The history here is old as old gets.

Some of these buildings existed when Jesus supposedly was practicing party tricks.

The Emperors had aqueducts, and JC had a pension for transforming their life source into vino.

The men who built these forums, the Roman peacocks of their time, all seemed to compete over who’s was the biggest. Who’s was the most intricate. Who’s was built-in a single day. Who’s was most durable for the test of time.

Fuck. Even in 85AD men were having big dick swinging competitions.

No one here was driving soft-top F150’s to show-off.

Maybe all the Italians dicks are just plain ol’ bigger than Americans dicks all around, though statues like David admit that they had chodes back then, too.

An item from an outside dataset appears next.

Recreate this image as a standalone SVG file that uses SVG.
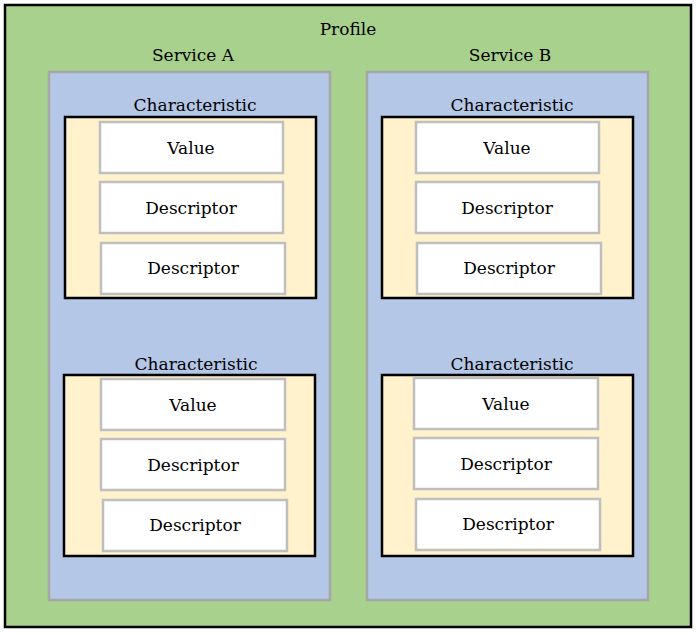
<svg xmlns="http://www.w3.org/2000/svg" width="696" height="633" viewBox="0 0 696 633">
<style>
text{font-family:"DejaVu Serif","Liberation Serif",serif;font-size:17px;text-anchor:middle;fill:#000}
.svc{fill:#b4c7e7;stroke:#a6a6a6;stroke-width:2.5}
.ch{fill:#fff2cc;stroke:#000;stroke-width:2.5}
.bx{fill:#fff;stroke:#bfbfbf;stroke-width:2.5}
</style>
<g id="profile"><rect x="5" y="5" width="686" height="622" fill="#a9d18e" stroke="#000" stroke-width="2.5"/><text x="348" y="35">Profile</text></g>
<g id="serviceA"><rect class="svc" x="49" y="72" width="281" height="528"/><text x="193" y="61">Service A</text></g>
<g id="serviceB"><rect class="svc" x="367" y="72" width="281" height="528"/><text x="510" y="61">Service B</text></g>
<g id="charA1"><text x="195" y="111">Characteristic</text><rect class="ch" x="65" y="117" width="251" height="181"/>
<rect class="bx" x="100" y="122" width="183" height="51"/><text x="191" y="154">Value</text>
<rect class="bx" x="100" y="182" width="183" height="51"/><text x="191" y="214">Descriptor</text>
<rect class="bx" x="101" y="243" width="184" height="51"/><text x="193" y="274">Descriptor</text></g>
<g id="charA2"><text x="196" y="370">Characteristic</text><rect class="ch" x="64" y="375" width="251" height="181"/>
<rect class="bx" x="101" y="379" width="184" height="51"/><text x="193" y="411">Value</text>
<rect class="bx" x="101" y="439" width="184" height="51"/><text x="193" y="471">Descriptor</text>
<rect class="bx" x="103" y="500" width="184" height="51"/><text x="195" y="531">Descriptor</text></g>
<g id="charB1"><text x="512" y="111">Characteristic</text><rect class="ch" x="382" y="117" width="251" height="181"/>
<rect class="bx" x="416" y="122" width="183" height="51"/><text x="507" y="154">Value</text>
<rect class="bx" x="416" y="182" width="183" height="51"/><text x="507" y="214">Descriptor</text>
<rect class="bx" x="417" y="243" width="184" height="51"/><text x="509" y="274">Descriptor</text></g>
<g id="charB2"><text x="512" y="370">Characteristic</text><rect class="ch" x="382" y="375" width="251" height="181"/>
<rect class="bx" x="414" y="378" width="184" height="51"/><text x="506" y="410">Value</text>
<rect class="bx" x="414" y="438" width="184" height="51"/><text x="506" y="470">Descriptor</text>
<rect class="bx" x="416" y="499" width="184" height="51"/><text x="508" y="530">Descriptor</text></g>
<g id="connectors"/>
</svg>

Just as tiny, just as flaccid and probably just as unable to please a majority of women.

It’s clear that men have never put much focus on pleasing women in any culture, save for maybe France, and the rest of the world deems them as pussies. I’d say, they actually got and probably deserved more pussy than the rest of the world with that kind of mentality in such a misogynistic world.

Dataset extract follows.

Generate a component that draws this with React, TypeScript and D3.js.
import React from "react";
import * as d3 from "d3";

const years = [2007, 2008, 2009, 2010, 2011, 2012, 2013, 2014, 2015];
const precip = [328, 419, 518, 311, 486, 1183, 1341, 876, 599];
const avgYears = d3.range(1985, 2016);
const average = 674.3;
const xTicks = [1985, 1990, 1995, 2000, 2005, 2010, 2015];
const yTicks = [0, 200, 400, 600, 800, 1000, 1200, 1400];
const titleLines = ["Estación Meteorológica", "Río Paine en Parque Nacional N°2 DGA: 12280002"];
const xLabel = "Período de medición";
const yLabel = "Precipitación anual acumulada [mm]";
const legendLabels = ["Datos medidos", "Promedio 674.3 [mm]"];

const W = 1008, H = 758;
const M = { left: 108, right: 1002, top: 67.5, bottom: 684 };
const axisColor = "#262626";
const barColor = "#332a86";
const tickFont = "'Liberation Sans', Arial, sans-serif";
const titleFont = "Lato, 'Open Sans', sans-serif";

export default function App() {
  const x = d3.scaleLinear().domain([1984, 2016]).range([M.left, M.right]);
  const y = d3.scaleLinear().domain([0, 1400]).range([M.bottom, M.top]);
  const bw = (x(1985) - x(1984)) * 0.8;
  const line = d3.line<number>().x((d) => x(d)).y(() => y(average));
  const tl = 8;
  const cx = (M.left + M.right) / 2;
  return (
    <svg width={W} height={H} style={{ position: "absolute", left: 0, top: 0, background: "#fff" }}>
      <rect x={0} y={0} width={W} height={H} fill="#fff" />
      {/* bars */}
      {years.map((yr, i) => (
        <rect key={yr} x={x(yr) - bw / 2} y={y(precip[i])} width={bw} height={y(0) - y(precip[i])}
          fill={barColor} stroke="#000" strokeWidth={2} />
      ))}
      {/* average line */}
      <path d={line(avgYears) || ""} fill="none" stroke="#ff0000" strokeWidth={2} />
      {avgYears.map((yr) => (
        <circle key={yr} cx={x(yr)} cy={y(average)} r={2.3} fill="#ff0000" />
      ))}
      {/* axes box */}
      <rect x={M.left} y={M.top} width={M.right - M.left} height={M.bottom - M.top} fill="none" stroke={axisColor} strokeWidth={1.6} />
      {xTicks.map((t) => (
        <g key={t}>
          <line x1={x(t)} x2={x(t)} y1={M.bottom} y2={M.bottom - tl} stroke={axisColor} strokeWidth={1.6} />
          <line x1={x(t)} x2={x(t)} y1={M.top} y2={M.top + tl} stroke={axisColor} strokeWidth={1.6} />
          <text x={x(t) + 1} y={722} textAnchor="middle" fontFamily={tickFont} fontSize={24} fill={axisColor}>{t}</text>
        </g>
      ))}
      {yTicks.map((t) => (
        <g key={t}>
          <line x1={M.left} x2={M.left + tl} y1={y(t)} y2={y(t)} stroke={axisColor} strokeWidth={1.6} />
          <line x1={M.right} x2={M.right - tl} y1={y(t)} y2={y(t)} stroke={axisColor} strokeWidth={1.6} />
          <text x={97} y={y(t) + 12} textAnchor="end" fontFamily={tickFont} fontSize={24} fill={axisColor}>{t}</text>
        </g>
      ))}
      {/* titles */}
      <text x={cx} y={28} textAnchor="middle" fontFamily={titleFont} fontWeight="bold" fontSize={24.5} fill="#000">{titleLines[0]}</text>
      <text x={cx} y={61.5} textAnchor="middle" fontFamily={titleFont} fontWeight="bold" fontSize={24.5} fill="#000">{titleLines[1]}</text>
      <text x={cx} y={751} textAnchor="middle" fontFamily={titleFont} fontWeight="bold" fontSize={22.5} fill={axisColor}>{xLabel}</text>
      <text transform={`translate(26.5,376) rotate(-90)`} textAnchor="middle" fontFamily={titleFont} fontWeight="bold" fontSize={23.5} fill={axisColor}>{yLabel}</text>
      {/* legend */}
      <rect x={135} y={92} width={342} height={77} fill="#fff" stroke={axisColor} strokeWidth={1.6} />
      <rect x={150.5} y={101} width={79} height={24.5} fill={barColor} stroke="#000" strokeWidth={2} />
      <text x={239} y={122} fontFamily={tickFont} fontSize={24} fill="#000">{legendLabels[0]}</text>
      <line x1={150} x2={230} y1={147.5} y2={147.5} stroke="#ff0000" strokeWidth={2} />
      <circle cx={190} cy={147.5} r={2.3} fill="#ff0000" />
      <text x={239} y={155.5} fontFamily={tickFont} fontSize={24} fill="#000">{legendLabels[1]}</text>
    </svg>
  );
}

Their men came from one of the few cultures where they didn’t have to take women by force, like some cro-magnum type character that was content with clubbing chicks over their heads and dragging them back to their caves.

At least, I don’t think they did. Willingly admit, I’m fairly uninformed and ignorant beyond my own bubble, though this trip has been eye-opening.

2017 is a good time to be a woman, all things considered.

We often forget that but this European journey has been a solid reminder that Trump and Pence aren’t as bad as Mussolini and Franco were.